The oil press also continued to exist in the Abbasid period (Stratum III).
The small finds recovered in this stratum include a body fragment of a ceramic vessel bearing a rare stamped impression of a winged angel grasping a cross in its hand. Also discovered were two hoards of gold coins that were buried inside small ceramic juglets below the pavement in the northwestern room at the site. It seems that the Christian residents of the site were apprehensive because of the Arab conquest, since most of the coins are those of the emperor Heraclius – the last Byzantine emperor to rule the country prior to the Muslim invasion.
Stratum III – the Abbasid period
The settlement continued to exist and even flourished during the Abbasid period; however, numerous changes were made. Niches, courtyards and streets were blocked off and new buildings were constructed along the fringes of the settlement. The residential buildings of this stratum were covered with domes borne atop four interior pillars. At some point in the Abbasid period the chapel’s mensa sacra was removed and in its place a baptismal font was built.
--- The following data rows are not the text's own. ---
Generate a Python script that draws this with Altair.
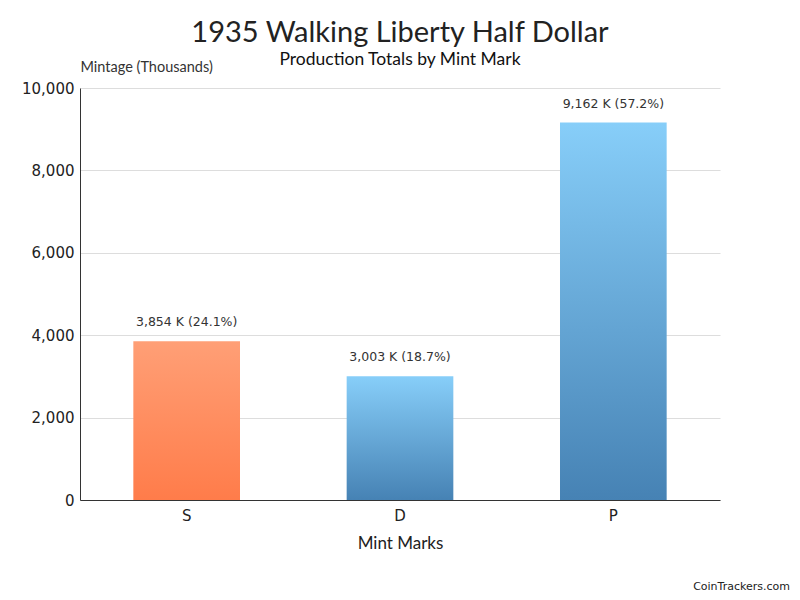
import altair as alt
import pandas as pd

mints = ["S", "D", "P"]
mintage = [3854, 3003, 9162]
labels = ["3,854 K (24.1%)", "3,003 K (18.7%)", "9,162 K (57.2%)"]
groups = ["proof", "regular", "regular"]

df = pd.DataFrame({"mint": mints, "mintage": mintage, "label": labels, "group": groups})

orange = alt.Gradient(
    gradient="linear",
    stops=[alt.GradientStop(color="#FF9F76", offset=0), alt.GradientStop(color="#FF7C4A", offset=1)],
    x1=0, x2=0, y1=0, y2=1,
)
blue = alt.Gradient(
    gradient="linear",
    stops=[alt.GradientStop(color="#87CEF9", offset=0), alt.GradientStop(color="#4682B4", offset=1)],
    x1=0, x2=0, y1=0, y2=1,
)

x = alt.X(
    "mint:N",
    sort=mints,
    title="Mint Marks",
    scale=alt.Scale(paddingInner=0.5, paddingOuter=0.25),
    axis=alt.Axis(
        labelAngle=0, labelFont="DejaVu Sans", labelFontSize=15, labelColor="#222",
        labelPadding=8, ticks=False, domainColor="#333", titleFont="Lato",
        titleFontSize=17, titleFontWeight="normal", titleColor="#222", titlePadding=12,
    ),
)
y = alt.Y(
    "mintage:Q",
    title="Mintage (Thousands)",
    scale=alt.Scale(domain=[0, 10000]),
    axis=alt.Axis(
        values=[0, 2000, 4000, 6000, 8000, 10000], format=",d", labelFont="DejaVu Sans",
        labelFontSize=15, labelColor="#222", labelPadding=6, ticks=False, domainColor="#333",
        gridColor="#dddddd", titleAngle=0, titleAlign="left", titleBaseline="bottom",
        titleX=0, titleY=-14, titleFont="Lato", titleFontSize=14.5, titleFontWeight="normal",
        titleColor="#333",
    ),
)

base = alt.Chart(df)
bars_s = base.transform_filter(alt.datum.group == "proof").mark_bar(color=orange).encode(x=x, y=y)
bars_r = base.transform_filter(alt.datum.group == "regular").mark_bar(color=blue).encode(x=x, y=y)
text = base.mark_text(dy=-12, baseline="bottom", font="DejaVu Sans", fontSize=12.5, color="#333").encode(
    x=alt.X("mint:N", sort=mints), y="mintage:Q", text="label:N"
)
footer = base.transform_filter(alt.datum.mint == "S").mark_text(
    text="CoinTrackers.com", align="right", baseline="bottom", font="DejaVu Sans", fontSize=11, color="#222"
).encode(x=alt.value(710), y=alt.value(504))

chart = (
    alt.layer(bars_s, bars_r, text, footer)
    .properties(
        width=640,
        height=412,
        autosize=alt.AutoSizeParams(type="none"),
        padding={"left": 72, "top": 80, "right": 72, "bottom": 92},
        title=alt.TitleParams(
            text="1935 Walking Liberty Half Dollar",
            subtitle="Production Totals by Mint Mark",
            font="Lato", fontSize=29, fontWeight="normal", color="#222",
            subtitleFont="Lato", subtitleFontSize=17.5, subtitleColor="#111",
            anchor="middle", frame="group", offset=-9, subtitlePadding=3,
        ),
    )
    .configure_view(stroke=None)
)

chart.save("out.html", embed_options={"renderer": "svg", "actions": False})
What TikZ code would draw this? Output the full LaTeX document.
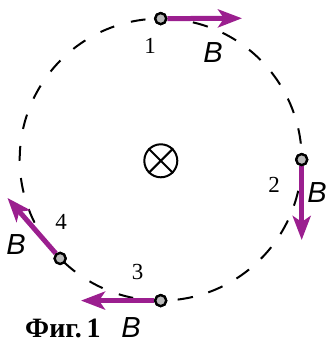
\documentclass[tikz,border=0pt]{standalone}
\usepackage{fontspec}
\setmainfont{Liberation Serif}
\newfontfamily\bfont{Liberation Sans}
\usetikzlibrary{arrows.meta,calc}
\definecolor{vecpurple}{HTML}{9B1F8F}
\tikzset{
  orbitL/.style={draw=black, line width=2pt, dash pattern=on 14.8pt off 17.3pt},
  orbitR/.style={draw=black, line width=2pt, dash pattern=on 15.5pt off 16pt},
  vec/.style={draw=vecpurple, line width=5pt, -{Stealth[length=24pt,width=18pt,inset=6pt]}},
  pt/.style={circle, draw=black, fill=black!27, line width=2.3pt, minimum size=11pt, inner sep=0pt},
  num/.style={font=\fontsize{23}{23}\selectfont, inner sep=0pt},
  blab/.style={font=\bfont\itshape\fontsize{29}{29}\selectfont, inner sep=0pt},
  cross/.style={circle, draw=black, line width=2pt, minimum size=33pt, inner sep=0pt}
}
\begin{document}
\begin{tikzpicture}[x=1pt,y=1pt]
\useasboundingbox (0,0) rectangle (327,342);
\coordinate (c) at (160.7,182.4);
% dashed orbit: left half and right half
\draw[orbitL] (c) ++(96.2:141) arc[start angle=96.2, end angle=272, radius=141];
\draw[orbitR] (c) ++(76.8:141) arc[start angle=76.8, end angle=-92, radius=141];
% field symbol
\node[cross] (x) at (160.8,181.2) {};
\draw[line width=2pt] (x.45) -- (x.225) (x.135) -- (x.315);
% points
\node[pt] (p1) at ($(c)+(90:141)$) {};
\node[pt] (p2) at ($(c)+(0:141)$) {};
\node[pt] (p3) at ($(c)+(270:141)$) {};
\node[pt] (p4) at ($(c)+(224.5:141)$) {};
\coordinate (e1) at (242,323.7);
\coordinate (e2) at (301.7,102);
\coordinate (e3) at (81,41.4);
\coordinate (e4) at (7.5,144);
\draw[vec] (p1.east) -- (e1);
\draw[vec] (p2.south) -- (e2);
\draw[vec] (p3.west) -- (e3);
\draw[vec] (p4) -- (e4);
\node[pt] at (p1) {};
\node[pt] at (p2) {};
\node[pt] at (p3) {};
\node[pt] at (p4) {};
% labels
\node[num] (n1) at (150,296) {1};
\node[num] (n2) at (274,157) {2};
\node[num] (n3) at (137.5,70.5) {3};
\node[num] (n4) at (61,120.5) {4};
\node[blab] (b1) at (213,289) {B};
\node[blab] (b2) at (317,149.5) {B};
\node[blab] (b3) at (131,14.5) {B};
\node[blab] (b4) at (16,97) {B};
\node[font=\bfseries\fontsize{28}{28}\selectfont, anchor=west, inner sep=0pt] (fig) at (25,14) {Фиг.\,1};
\end{tikzpicture}
\end{document}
It seems that the church ceased to be used only at the end of the period, when it was destroyed by a fire.
The settlement was abandoned in the 10th century CE.
Stratum II – the 11th century CE
A meager occupation existed mainly in the center of the site. Openings and passages were sealed and walls were built on top of the collapse; tabun were built on the tops of walls. Lime kilns in which limestone and marble were burnt were also built along the edge of the site. It seems that the residents of this stratum were Muslim based on the Arabic inscriptions that were discovered on lamps and pottery and based on the absence of pig bones from the assemblage of animal bones of the period.
This stratum ceased to exist in the 12th century CE.
Stratum I – the surface level
The surface level stratum was damaged in the beginning of the 1960’s when earthmoving works were carried out at the site by the Jewish National Fund. The mechanical equipment destroyed the upper part of the site and damaged the mosaics, walls and floors.